Wednesday, December 11, 2013

Take Nothing

Jesus tells us not to take a bag. When He sends us on our mission, as He's called us, he says not to take anything with us. Most of us read this as an invitation to trust, that we should rely on God to provide for our journey when He's called us to take those steps.

I think it's deeper than that. Jesus tells us not to take anything we have to our name so that wherever we go, it is His name we depend on.

I say this as a woman who's been pretty good at taking my name with me, thinking that whatever new place I go into, I'm going to have to set my own story up before I can tell another one. I'm going to have to arrange the figures of my life to make me comfortable here. I try to make a new place look like me before I even take a second to figure out what it looks like already.

Jesus didn't take anything with Him. He didn't take that time His mother was disappointed in Him, that day she was terrified at not being able to find Him. He didn't take the rejection of the rich young ruler or the praise of the man who's been put in His right mind. He didn't take the questions of the Pharisees or the hatred of the guards. He never says another word about betrayal when Judas is out of sight.

Yet I take every disappointment. I take every fear. I carry every rejection and every praise in my bag, and when I walk into a new place, I have to figure out what to do with all of that. I have to figure out if my old story is compatible with my new story, if I can somehow weave these things together. I talked about this sort of thing a couple of weeks ago when I talked about the way Jesus called His disciples. When He asked them to follow Him, they laid everything down and went, which means when it was time to move, they didn't have to drag their old lives with them.

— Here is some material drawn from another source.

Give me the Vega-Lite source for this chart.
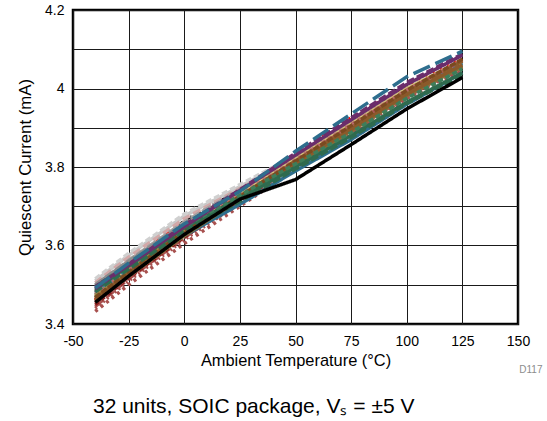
{
  "$schema": "https://vega.github.io/schema/vega-lite/v6.json",
  "width": 445,
  "height": 314,
  "autosize": {"type": "none"},
  "padding": {"left": 73, "top": 10, "right": 29, "bottom": 97},
  "background": "white",
  "config": {
    "font": "Liberation Sans",
    "view": {"stroke": "black", "strokeWidth": 2.5},
    "axis": {"labelFont": "Liberation Sans", "titleFont": "Liberation Sans", "labelColor": "black", "titleColor": "black", "titleFontWeight": "normal", "labelFontSize": 14, "titleFontSize": 16.4, "tickSize": 0, "domain": false, "gridColor": "#1a1a1a", "gridOpacity": 1, "gridWidth": 1}
  },
  "title": {"text": "32 units, SOIC package, Vₛ = ±5 V", "orient": "bottom", "anchor": "start", "frame": "group", "dx": 20, "offset": 22, "fontSize": 21, "fontWeight": "normal", "font": "Liberation Sans", "color": "black"},
  "data": {"values": [
    {"u":"U02","t":-40,"v":3.468},{"u":"U02","t":-25,"v":3.545},{"u":"U02","t":0,"v":3.662},{"u":"U02","t":25,"v":3.740},{"u":"U02","t":50,"v":3.812},{"u":"U02","t":75,"v":3.898},{"u":"U02","t":100,"v":3.988},{"u":"U02","t":125,"v":4.060},
    {"u":"U03","t":-40,"v":3.460},{"u":"U03","t":-25,"v":3.545},{"u":"U03","t":0,"v":3.672},{"u":"U03","t":25,"v":3.735},{"u":"U03","t":50,"v":3.808},{"u":"U03","t":75,"v":3.915},{"u":"U03","t":100,"v":3.980},{"u":"U03","t":125,"v":4.058},
    {"u":"U04","t":-40,"v":3.480},{"u":"U04","t":-25,"v":3.528},{"u":"U04","t":0,"v":3.650},{"u":"U04","t":25,"v":3.730},{"u":"U04","t":50,"v":3.822},{"u":"U04","t":75,"v":3.905},{"u":"U04","t":100,"v":3.995},{"u":"U04","t":125,"v":4.065},
    {"u":"U30","t":-40,"v":3.462},{"u":"U30","t":-25,"v":3.535},{"u":"U30","t":0,"v":3.655},{"u":"U30","t":25,"v":3.735},{"u":"U30","t":50,"v":3.830},{"u":"U30","t":75,"v":3.925},{"u":"U30","t":100,"v":4.005},{"u":"U30","t":125,"v":4.075},
    {"u":"U07","t":-40,"v":3.510},{"u":"U07","t":-25,"v":3.575},{"u":"U07","t":0,"v":3.675},{"u":"U07","t":25,"v":3.750},{"u":"U07","t":50,"v":3.825},{"u":"U07","t":75,"v":3.905},{"u":"U07","t":100,"v":3.992},{"u":"U07","t":125,"v":4.065},
    {"u":"U28","t":-40,"v":3.515},{"u":"U28","t":-25,"v":3.580},{"u":"U28","t":0,"v":3.680},{"u":"U28","t":25,"v":3.755},{"u":"U28","t":50,"v":3.830},{"u":"U28","t":75,"v":3.910},{"u":"U28","t":100,"v":3.995},{"u":"U28","t":125,"v":4.068},
    {"u":"U08","t":-40,"v":3.505},{"u":"U08","t":-25,"v":3.570},{"u":"U08","t":0,"v":3.668},{"u":"U08","t":25,"v":3.745},{"u":"U08","t":50,"v":3.820},{"u":"U08","t":75,"v":3.900},{"u":"U08","t":100,"v":3.985},{"u":"U08","t":125,"v":4.060},
    {"u":"U29","t":-40,"v":3.498},{"u":"U29","t":-25,"v":3.562},{"u":"U29","t":0,"v":3.660},{"u":"U29","t":25,"v":3.742},{"u":"U29","t":50,"v":3.825},{"u":"U29","t":75,"v":3.910},{"u":"U29","t":100,"v":3.998},{"u":"U29","t":125,"v":4.070},
    {"u":"U18","t":-40,"v":3.500},{"u":"U18","t":-25,"v":3.560},{"u":"U18","t":0,"v":3.655},{"u":"U18","t":25,"v":3.735},{"u":"U18","t":50,"v":3.818},{"u":"U18","t":75,"v":3.900},{"u":"U18","t":100,"v":3.988},{"u":"U18","t":125,"v":4.062},
    {"u":"U19","t":-40,"v":3.485},{"u":"U19","t":-25,"v":3.545},{"u":"U19","t":0,"v":3.642},{"u":"U19","t":25,"v":3.726},{"u":"U19","t":50,"v":3.812},{"u":"U19","t":75,"v":3.898},{"u":"U19","t":100,"v":3.986},{"u":"U19","t":125,"v":4.058},
    {"u":"U17","t":-40,"v":3.470},{"u":"U17","t":-25,"v":3.535},{"u":"U17","t":0,"v":3.640},{"u":"U17","t":25,"v":3.730},{"u":"U17","t":50,"v":3.818},{"u":"U17","t":75,"v":3.905},{"u":"U17","t":100,"v":3.998},{"u":"U17","t":125,"v":4.068},
    {"u":"U27","t":-40,"v":3.478},{"u":"U27","t":-25,"v":3.542},{"u":"U27","t":0,"v":3.645},{"u":"U27","t":25,"v":3.735},{"u":"U27","t":50,"v":3.822},{"u":"U27","t":75,"v":3.910},{"u":"U27","t":100,"v":4.000},{"u":"U27","t":125,"v":4.072},
    {"u":"U05","t":-40,"v":3.432},{"u":"U05","t":-25,"v":3.500},{"u":"U05","t":0,"v":3.605},{"u":"U05","t":25,"v":3.700},{"u":"U05","t":50,"v":3.795},{"u":"U05","t":75,"v":3.880},{"u":"U05","t":100,"v":3.975},{"u":"U05","t":125,"v":4.045},
    {"u":"U06","t":-40,"v":3.445},{"u":"U06","t":-25,"v":3.515},{"u":"U06","t":0,"v":3.620},{"u":"U06","t":25,"v":3.715},{"u":"U06","t":50,"v":3.805},{"u":"U06","t":75,"v":3.890},{"u":"U06","t":100,"v":3.980},{"u":"U06","t":125,"v":4.055},
    {"u":"U32","t":-40,"v":3.440},{"u":"U32","t":-25,"v":3.510},{"u":"U32","t":0,"v":3.615},{"u":"U32","t":25,"v":3.708},{"u":"U32","t":50,"v":3.800},{"u":"U32","t":75,"v":3.885},{"u":"U32","t":100,"v":3.978},{"u":"U32","t":125,"v":4.050},
    {"u":"U24","t":-40,"v":3.450},{"u":"U24","t":-25,"v":3.518},{"u":"U24","t":0,"v":3.622},{"u":"U24","t":25,"v":3.715},{"u":"U24","t":50,"v":3.805},{"u":"U24","t":75,"v":3.895},{"u":"U24","t":100,"v":3.985},{"u":"U24","t":125,"v":4.060},
    {"u":"U10","t":-40,"v":3.475},{"u":"U10","t":-25,"v":3.530},{"u":"U10","t":0,"v":3.625},{"u":"U10","t":25,"v":3.705},{"u":"U10","t":50,"v":3.790},{"u":"U10","t":75,"v":3.870},{"u":"U10","t":100,"v":3.960},{"u":"U10","t":125,"v":4.040},
    {"u":"U23","t":-40,"v":3.480},{"u":"U23","t":-25,"v":3.542},{"u":"U23","t":0,"v":3.638},{"u":"U23","t":25,"v":3.722},{"u":"U23","t":50,"v":3.812},{"u":"U23","t":75,"v":3.900},{"u":"U23","t":100,"v":3.990},{"u":"U23","t":125,"v":4.065},
    {"u":"U20","t":-40,"v":3.455},{"u":"U20","t":-25,"v":3.520},{"u":"U20","t":0,"v":3.628},{"u":"U20","t":25,"v":3.725},{"u":"U20","t":50,"v":3.815},{"u":"U20","t":75,"v":3.905},{"u":"U20","t":100,"v":3.995},{"u":"U20","t":125,"v":4.072},
    {"u":"U21","t":-40,"v":3.475},{"u":"U21","t":-25,"v":3.538},{"u":"U21","t":0,"v":3.640},{"u":"U21","t":25,"v":3.728},{"u":"U21","t":50,"v":3.818},{"u":"U21","t":75,"v":3.908},{"u":"U21","t":100,"v":3.996},{"u":"U21","t":125,"v":4.070},
    {"u":"U31","t":-40,"v":3.472},{"u":"U31","t":-25,"v":3.536},{"u":"U31","t":0,"v":3.638},{"u":"U31","t":25,"v":3.724},{"u":"U31","t":50,"v":3.810},{"u":"U31","t":75,"v":3.896},{"u":"U31","t":100,"v":3.986},{"u":"U31","t":125,"v":4.058},
    {"u":"U16","t":-40,"v":3.458},{"u":"U16","t":-25,"v":3.522},{"u":"U16","t":0,"v":3.625},{"u":"U16","t":25,"v":3.718},{"u":"U16","t":50,"v":3.805},{"u":"U16","t":75,"v":3.892},{"u":"U16","t":100,"v":3.982},{"u":"U16","t":125,"v":4.055},
    {"u":"U14","t":-40,"v":3.465},{"u":"U14","t":-25,"v":3.530},{"u":"U14","t":0,"v":3.632},{"u":"U14","t":25,"v":3.722},{"u":"U14","t":50,"v":3.810},{"u":"U14","t":75,"v":3.895},{"u":"U14","t":100,"v":3.985},{"u":"U14","t":125,"v":4.060},
    {"u":"U15","t":-40,"v":3.462},{"u":"U15","t":-25,"v":3.528},{"u":"U15","t":0,"v":3.630},{"u":"U15","t":25,"v":3.725},{"u":"U15","t":50,"v":3.815},{"u":"U15","t":75,"v":3.900},{"u":"U15","t":100,"v":3.990},{"u":"U15","t":125,"v":4.070},
    {"u":"U26","t":-40,"v":3.468},{"u":"U26","t":-25,"v":3.532},{"u":"U26","t":0,"v":3.636},{"u":"U26","t":25,"v":3.725},{"u":"U26","t":50,"v":3.815},{"u":"U26","t":75,"v":3.905},{"u":"U26","t":100,"v":3.995},{"u":"U26","t":125,"v":4.075},
    {"u":"U12","t":-40,"v":3.488},{"u":"U12","t":-25,"v":3.548},{"u":"U12","t":0,"v":3.645},{"u":"U12","t":25,"v":3.720},{"u":"U12","t":50,"v":3.800},{"u":"U12","t":75,"v":3.880},{"u":"U12","t":100,"v":3.965},{"u":"U12","t":125,"v":4.040},
    {"u":"U13","t":-40,"v":3.482},{"u":"U13","t":-25,"v":3.540},{"u":"U13","t":0,"v":3.635},{"u":"U13","t":25,"v":3.712},{"u":"U13","t":50,"v":3.795},{"u":"U13","t":75,"v":3.875},{"u":"U13","t":100,"v":3.962},{"u":"U13","t":125,"v":4.035},
    {"u":"U25","t":-40,"v":3.495},{"u":"U25","t":-25,"v":3.552},{"u":"U25","t":0,"v":3.648},{"u":"U25","t":25,"v":3.728},{"u":"U25","t":50,"v":3.808},{"u":"U25","t":75,"v":3.888},{"u":"U25","t":100,"v":3.975},{"u":"U25","t":125,"v":4.050},
    {"u":"U11","t":-40,"v":3.495},{"u":"U11","t":-25,"v":3.550},{"u":"U11","t":0,"v":3.648},{"u":"U11","t":25,"v":3.740},{"u":"U11","t":50,"v":3.830},{"u":"U11","t":75,"v":3.920},{"u":"U11","t":100,"v":4.010},{"u":"U11","t":125,"v":4.085},
    {"u":"U22","t":-40,"v":3.490},{"u":"U22","t":-25,"v":3.552},{"u":"U22","t":0,"v":3.652},{"u":"U22","t":25,"v":3.742},{"u":"U22","t":50,"v":3.835},{"u":"U22","t":75,"v":3.925},{"u":"U22","t":100,"v":4.015},{"u":"U22","t":125,"v":4.088},
    {"u":"U09","t":-40,"v":3.492},{"u":"U09","t":-25,"v":3.555},{"u":"U09","t":0,"v":3.655},{"u":"U09","t":25,"v":3.738},{"u":"U09","t":50,"v":3.840},{"u":"U09","t":75,"v":3.935},{"u":"U09","t":100,"v":4.030},{"u":"U09","t":125,"v":4.095},
    {"u":"U01","t":-40,"v":3.455},{"u":"U01","t":-25,"v":3.522},{"u":"U01","t":0,"v":3.628},{"u":"U01","t":25,"v":3.718},{"u":"U01","t":50,"v":3.768},{"u":"U01","t":75,"v":3.857},{"u":"U01","t":100,"v":3.948},{"u":"U01","t":125,"v":4.028}
  ]},
  "layer": [
    {
      "mark": {"type": "line", "strokeWidth": 3.5, "clip": true},
      "encoding": {
        "x": {"field": "t", "type": "quantitative", "scale": {"domain": [-50, 150], "nice": false},
          "axis": {"values": [-50, -25, 0, 25, 50, 75, 100, 125, 150], "labelExpr": "replace(datum.label, '−', '-')", "title": "Ambient Temperature (°C)", "labelPadding": 10, "titlePadding": 4, "grid": true, "labelFlush": false}},
        "y": {"field": "v", "type": "quantitative", "scale": {"domain": [3.4, 4.2], "nice": false, "zero": false},
          "axis": {"values": [3.4, 3.5, 3.6, 3.7, 3.8, 3.9, 4.0, 4.1, 4.2], "labelExpr": "round(datum.value*10) % 2 == 0 ? format(datum.value, '~g') : ''", "title": "Quiescent Current (mA)", "titleFontSize": 16.8, "labelPadding": 9, "titlePadding": 10, "grid": true, "labelFlush": false}},
        "color": {"field": "u", "type": "nominal", "legend": null,
          "scale": {"domain": ["U01","U02","U03","U04","U05","U06","U07","U08","U09","U10","U11","U12","U13","U14","U15","U16","U17","U18","U19","U20","U21","U22","U23","U24","U25","U26","U27","U28","U29","U30","U31","U32"],
            "range": ["#000000","#000000","#FF0000","#FF0000","#A8514F","#A8514F","#C8C8C8","#D2A8A8","#2E6E8E","#2E6E8E","#6B2D6B","#2F6B4F","#2F6B4F","#8B5A2B","#8B5A2B","#857238","#D8CE8C","#8C8C8C","#5A5A5A","#A8514F","#B86A6A","#6B2D6B","#3A7A9A","#8B1A1A","#3E7D5A","#7A4A20","#CFC37A","#D0D0D0","#A0A0A0","#FF0000","#9A8A4A","#A8514F"]}},
        "strokeDash": {"field": "u", "type": "nominal", "legend": null,
          "scale": {"domain": ["U01","U02","U03","U04","U05","U06","U07","U08","U09","U10","U11","U12","U13","U14","U15","U16","U17","U18","U19","U20","U21","U22","U23","U24","U25","U26","U27","U28","U29","U30","U31","U32"],
            "range": [[1,0],[6,4],[6,6],[3,5],[3,4],[10,4],[1,0],[8,4],[18,6],[1,0],[1,0],[1,0],[8,3],[1,0],[10,3],[1,0],[6,3],[1,0],[6,3],[1,0],[4,3],[8,3],[12,4],[4,4],[5,3],[6,2],[1,0],[6,3],[10,3],[2,6],[8,4],[2,3]]}}
      }
    },
    {
      "mark": {"type": "rule", "opacity": 0},
      "encoding": {
        "y": {"field": "v", "type": "quantitative", "aggregate": "min",
          "axis": {"orient": "right", "title": "D117", "labels": false, "ticks": false, "domain": false, "grid": false, "titleAngle": 0, "titleAlign": "right", "titleBaseline": "middle", "titleX": 24, "titleY": 359, "titleColor": "#8c8c8c", "titleFontSize": 10}}
      }
    }
  ],
  "resolve": {"axis": {"y": "independent"}}
}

When He sends us out, it's the same thing - don't take your stuff with you. You don't need it. Whatever you need in your new journey is not coming out of your old journey; it's coming out of your commissioning. It's coming out of your call. It's coming out of the very word I've spoken to you, that very word "go." It's not, as we so often believe, that He's asking us to trust His provision for us, although certainly that is a part of the faith journey.

Rather, He's saying that it does us no good to be weighted down by our own things with this bigger thing at hand. He doesn't want us walking into a new town with an old life. He doesn't want us carrying His name in the same tarnished can in which we carry ours; we shouldn't have to overcome our reputation to make His known. Imagine how Matthew would have been received had He journeyed a few towns over with his tax collector's box. You think people would have looked at him oddly? Or what if the brothers ventured over in their finest fishing clothes? There's no authority in that. That's just a fisherman.

When you carry your stuff with you, it changes the way that people see you. It changes how they perceive you. You walk in, set down your bag, and say, "Here I am in my fullest glory, my dirty socks, and my fraying sandals. Here I am a vagrant in search of a bed for the night, a cup of water to drink, and perhaps a bite of bread. Here I am, and I am who I am, and if you'll have me, I have some good news for you. If you can get past the bad news of all I've ever been."

But when you go without anything, when you refuse to take your story, then you don't come in the fullness of you any more. You come in the fullness of God. You introduce yourself not as James or John or Matthew or Aidan; you introduce yourself as a missionary of the One, Jesus, whom the people have heard so much about and on His name, you notch out a new place. On His name, you find a bed for the night, a cup of water, and perhaps a bite of bread. On His name, they may have you and you share the good news of His name.